Goal
Return verbatim everything from the first line through the line that contains "const simY = [0.180, 0.288, 0.427, 0.645, 0.754, 0.831, 0.868];", and stop there.

Supplied entries
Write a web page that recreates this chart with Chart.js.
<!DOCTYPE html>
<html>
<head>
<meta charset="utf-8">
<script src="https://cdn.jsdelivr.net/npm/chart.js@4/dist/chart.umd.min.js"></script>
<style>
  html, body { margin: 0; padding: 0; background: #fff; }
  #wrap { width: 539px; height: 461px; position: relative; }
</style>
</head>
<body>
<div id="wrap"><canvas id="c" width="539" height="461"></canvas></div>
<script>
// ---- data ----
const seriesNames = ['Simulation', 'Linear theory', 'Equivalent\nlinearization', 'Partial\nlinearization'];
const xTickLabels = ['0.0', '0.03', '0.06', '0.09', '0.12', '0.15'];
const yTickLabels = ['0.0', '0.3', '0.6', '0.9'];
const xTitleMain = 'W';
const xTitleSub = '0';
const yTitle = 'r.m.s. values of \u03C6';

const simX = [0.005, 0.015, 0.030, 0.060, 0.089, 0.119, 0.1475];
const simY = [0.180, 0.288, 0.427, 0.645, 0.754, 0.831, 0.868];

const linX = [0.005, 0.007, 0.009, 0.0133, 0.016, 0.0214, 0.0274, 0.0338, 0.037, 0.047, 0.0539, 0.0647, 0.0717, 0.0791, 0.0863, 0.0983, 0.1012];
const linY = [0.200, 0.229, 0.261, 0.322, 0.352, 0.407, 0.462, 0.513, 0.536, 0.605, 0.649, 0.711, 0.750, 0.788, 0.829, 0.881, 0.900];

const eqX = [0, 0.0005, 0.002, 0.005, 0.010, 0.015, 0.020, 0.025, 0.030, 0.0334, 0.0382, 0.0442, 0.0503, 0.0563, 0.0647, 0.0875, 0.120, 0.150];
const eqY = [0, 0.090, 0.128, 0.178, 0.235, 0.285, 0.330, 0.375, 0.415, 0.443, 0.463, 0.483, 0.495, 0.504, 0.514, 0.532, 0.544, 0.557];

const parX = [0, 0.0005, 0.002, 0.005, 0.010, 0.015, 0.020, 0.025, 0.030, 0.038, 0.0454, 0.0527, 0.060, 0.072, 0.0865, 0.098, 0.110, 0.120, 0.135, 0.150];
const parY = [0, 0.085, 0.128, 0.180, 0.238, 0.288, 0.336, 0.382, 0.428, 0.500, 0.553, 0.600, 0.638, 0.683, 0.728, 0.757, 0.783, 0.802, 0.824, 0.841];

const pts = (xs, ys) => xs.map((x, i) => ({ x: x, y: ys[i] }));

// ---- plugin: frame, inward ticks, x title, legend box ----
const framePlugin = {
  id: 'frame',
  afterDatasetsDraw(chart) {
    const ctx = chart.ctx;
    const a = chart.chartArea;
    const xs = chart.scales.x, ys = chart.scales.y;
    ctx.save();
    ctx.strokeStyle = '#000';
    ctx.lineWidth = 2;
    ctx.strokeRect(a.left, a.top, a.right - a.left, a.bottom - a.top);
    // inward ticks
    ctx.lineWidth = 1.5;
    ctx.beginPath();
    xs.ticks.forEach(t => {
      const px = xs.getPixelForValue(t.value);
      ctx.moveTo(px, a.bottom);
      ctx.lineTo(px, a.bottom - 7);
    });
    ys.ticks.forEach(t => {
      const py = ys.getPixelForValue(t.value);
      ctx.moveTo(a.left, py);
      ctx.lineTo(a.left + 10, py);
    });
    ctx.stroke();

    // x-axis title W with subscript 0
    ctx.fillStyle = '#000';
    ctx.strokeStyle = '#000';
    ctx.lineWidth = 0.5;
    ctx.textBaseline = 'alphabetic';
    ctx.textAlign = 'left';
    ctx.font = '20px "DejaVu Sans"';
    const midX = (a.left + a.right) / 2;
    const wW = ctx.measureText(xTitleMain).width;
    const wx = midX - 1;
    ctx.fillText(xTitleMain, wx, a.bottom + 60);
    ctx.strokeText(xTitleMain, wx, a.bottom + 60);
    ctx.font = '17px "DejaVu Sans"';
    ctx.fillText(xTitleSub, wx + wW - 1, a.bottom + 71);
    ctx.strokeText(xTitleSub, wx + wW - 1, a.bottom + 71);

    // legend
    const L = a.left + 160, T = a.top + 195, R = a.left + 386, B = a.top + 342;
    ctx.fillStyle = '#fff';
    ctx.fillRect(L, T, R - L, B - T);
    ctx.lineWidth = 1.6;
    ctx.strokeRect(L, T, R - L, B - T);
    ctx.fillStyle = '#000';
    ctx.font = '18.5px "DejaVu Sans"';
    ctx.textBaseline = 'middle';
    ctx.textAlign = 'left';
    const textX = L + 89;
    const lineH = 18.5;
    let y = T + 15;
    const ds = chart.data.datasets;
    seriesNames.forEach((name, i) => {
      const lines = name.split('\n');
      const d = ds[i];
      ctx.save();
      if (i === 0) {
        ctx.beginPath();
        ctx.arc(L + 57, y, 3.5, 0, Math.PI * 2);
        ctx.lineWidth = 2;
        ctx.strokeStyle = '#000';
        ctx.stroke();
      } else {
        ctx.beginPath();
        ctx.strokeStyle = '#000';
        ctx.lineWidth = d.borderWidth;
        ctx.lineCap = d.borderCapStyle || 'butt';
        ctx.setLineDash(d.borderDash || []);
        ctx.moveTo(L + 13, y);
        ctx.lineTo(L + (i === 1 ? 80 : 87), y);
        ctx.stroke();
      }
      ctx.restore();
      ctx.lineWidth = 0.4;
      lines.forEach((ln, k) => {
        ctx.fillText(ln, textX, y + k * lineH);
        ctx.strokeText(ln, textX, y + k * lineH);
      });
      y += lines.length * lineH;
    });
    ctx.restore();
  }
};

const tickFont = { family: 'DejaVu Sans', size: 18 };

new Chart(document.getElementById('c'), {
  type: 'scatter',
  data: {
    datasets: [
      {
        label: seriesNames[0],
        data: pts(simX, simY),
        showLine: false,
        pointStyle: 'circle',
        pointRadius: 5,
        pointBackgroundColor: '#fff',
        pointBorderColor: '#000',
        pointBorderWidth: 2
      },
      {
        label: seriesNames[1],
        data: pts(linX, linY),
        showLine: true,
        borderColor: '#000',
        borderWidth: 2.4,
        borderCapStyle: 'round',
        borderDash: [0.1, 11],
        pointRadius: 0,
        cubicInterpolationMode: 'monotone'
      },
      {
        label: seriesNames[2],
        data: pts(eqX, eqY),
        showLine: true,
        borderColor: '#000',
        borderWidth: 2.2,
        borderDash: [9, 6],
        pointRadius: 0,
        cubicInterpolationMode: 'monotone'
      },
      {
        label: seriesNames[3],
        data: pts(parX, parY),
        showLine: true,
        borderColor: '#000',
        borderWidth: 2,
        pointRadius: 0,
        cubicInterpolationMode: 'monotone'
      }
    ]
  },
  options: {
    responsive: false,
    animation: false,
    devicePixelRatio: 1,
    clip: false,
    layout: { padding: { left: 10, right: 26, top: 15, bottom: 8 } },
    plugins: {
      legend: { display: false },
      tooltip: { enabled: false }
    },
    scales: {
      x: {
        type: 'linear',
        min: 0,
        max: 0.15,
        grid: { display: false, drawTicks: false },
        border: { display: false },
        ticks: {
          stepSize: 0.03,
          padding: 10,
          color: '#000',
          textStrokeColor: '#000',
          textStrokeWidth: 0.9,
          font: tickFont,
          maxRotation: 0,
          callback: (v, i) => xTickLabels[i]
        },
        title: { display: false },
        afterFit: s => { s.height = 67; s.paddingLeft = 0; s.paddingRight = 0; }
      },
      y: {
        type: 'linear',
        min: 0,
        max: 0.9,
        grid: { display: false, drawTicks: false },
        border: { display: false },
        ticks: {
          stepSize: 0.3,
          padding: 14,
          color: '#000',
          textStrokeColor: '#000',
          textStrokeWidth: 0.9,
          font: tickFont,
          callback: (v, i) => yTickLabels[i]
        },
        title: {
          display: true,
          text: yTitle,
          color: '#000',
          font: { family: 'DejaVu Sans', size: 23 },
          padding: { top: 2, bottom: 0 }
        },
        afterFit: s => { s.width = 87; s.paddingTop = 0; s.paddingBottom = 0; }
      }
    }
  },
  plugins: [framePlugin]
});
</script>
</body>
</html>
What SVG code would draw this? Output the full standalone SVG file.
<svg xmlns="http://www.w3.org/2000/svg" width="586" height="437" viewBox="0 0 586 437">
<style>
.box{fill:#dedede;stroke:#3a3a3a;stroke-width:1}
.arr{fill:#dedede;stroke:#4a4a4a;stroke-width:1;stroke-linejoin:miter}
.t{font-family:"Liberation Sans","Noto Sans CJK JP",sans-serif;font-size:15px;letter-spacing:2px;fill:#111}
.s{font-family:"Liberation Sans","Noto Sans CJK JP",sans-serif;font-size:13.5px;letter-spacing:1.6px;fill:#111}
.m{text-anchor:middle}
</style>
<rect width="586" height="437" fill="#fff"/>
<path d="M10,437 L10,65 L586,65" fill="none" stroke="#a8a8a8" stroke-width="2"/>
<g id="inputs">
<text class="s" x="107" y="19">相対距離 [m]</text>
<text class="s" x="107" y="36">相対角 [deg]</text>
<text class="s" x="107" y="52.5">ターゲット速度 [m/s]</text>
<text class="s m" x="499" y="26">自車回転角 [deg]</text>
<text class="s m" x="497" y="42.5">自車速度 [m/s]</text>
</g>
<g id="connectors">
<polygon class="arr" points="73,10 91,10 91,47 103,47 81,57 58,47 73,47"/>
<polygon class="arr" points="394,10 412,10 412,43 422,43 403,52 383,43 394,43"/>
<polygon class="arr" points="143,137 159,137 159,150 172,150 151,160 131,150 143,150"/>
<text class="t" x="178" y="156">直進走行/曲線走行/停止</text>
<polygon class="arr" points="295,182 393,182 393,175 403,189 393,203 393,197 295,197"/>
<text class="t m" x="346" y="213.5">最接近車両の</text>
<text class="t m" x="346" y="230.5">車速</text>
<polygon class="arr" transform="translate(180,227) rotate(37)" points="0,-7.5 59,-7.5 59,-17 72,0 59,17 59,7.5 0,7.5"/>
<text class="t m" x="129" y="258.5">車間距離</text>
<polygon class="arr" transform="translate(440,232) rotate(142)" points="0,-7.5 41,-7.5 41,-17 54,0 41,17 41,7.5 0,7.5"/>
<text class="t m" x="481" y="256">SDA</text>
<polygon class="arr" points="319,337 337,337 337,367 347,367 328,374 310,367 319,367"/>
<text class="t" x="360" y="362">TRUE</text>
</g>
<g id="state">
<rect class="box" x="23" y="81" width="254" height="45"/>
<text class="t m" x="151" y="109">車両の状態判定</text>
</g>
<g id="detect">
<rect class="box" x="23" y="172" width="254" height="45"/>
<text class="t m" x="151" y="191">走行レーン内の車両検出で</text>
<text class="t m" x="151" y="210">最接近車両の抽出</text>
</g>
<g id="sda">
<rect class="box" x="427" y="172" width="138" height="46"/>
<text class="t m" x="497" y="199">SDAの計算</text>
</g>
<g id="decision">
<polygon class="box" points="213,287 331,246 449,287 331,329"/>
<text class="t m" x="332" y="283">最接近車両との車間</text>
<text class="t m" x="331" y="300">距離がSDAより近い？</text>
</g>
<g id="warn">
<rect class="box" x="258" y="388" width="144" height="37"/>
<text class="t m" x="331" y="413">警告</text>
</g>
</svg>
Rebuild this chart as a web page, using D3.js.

Answer in full
Write a web page that recreates this chart with Chart.js.
<!DOCTYPE html>
<html>
<head>
<meta charset="utf-8">
<script src="https://cdn.jsdelivr.net/npm/chart.js@4/dist/chart.umd.min.js"></script>
<style>
  html, body { margin: 0; padding: 0; background: #fff; }
  #wrap { width: 539px; height: 461px; position: relative; }
</style>
</head>
<body>
<div id="wrap"><canvas id="c" width="539" height="461"></canvas></div>
<script>
// ---- data ----
const seriesNames = ['Simulation', 'Linear theory', 'Equivalent\nlinearization', 'Partial\nlinearization'];
const xTickLabels = ['0.0', '0.03', '0.06', '0.09', '0.12', '0.15'];
const yTickLabels = ['0.0', '0.3', '0.6', '0.9'];
const xTitleMain = 'W';
const xTitleSub = '0';
const yTitle = 'r.m.s. values of \u03C6';

const simX = [0.005, 0.015, 0.030, 0.060, 0.089, 0.119, 0.1475];
const simY = [0.180, 0.288, 0.427, 0.645, 0.754, 0.831, 0.868];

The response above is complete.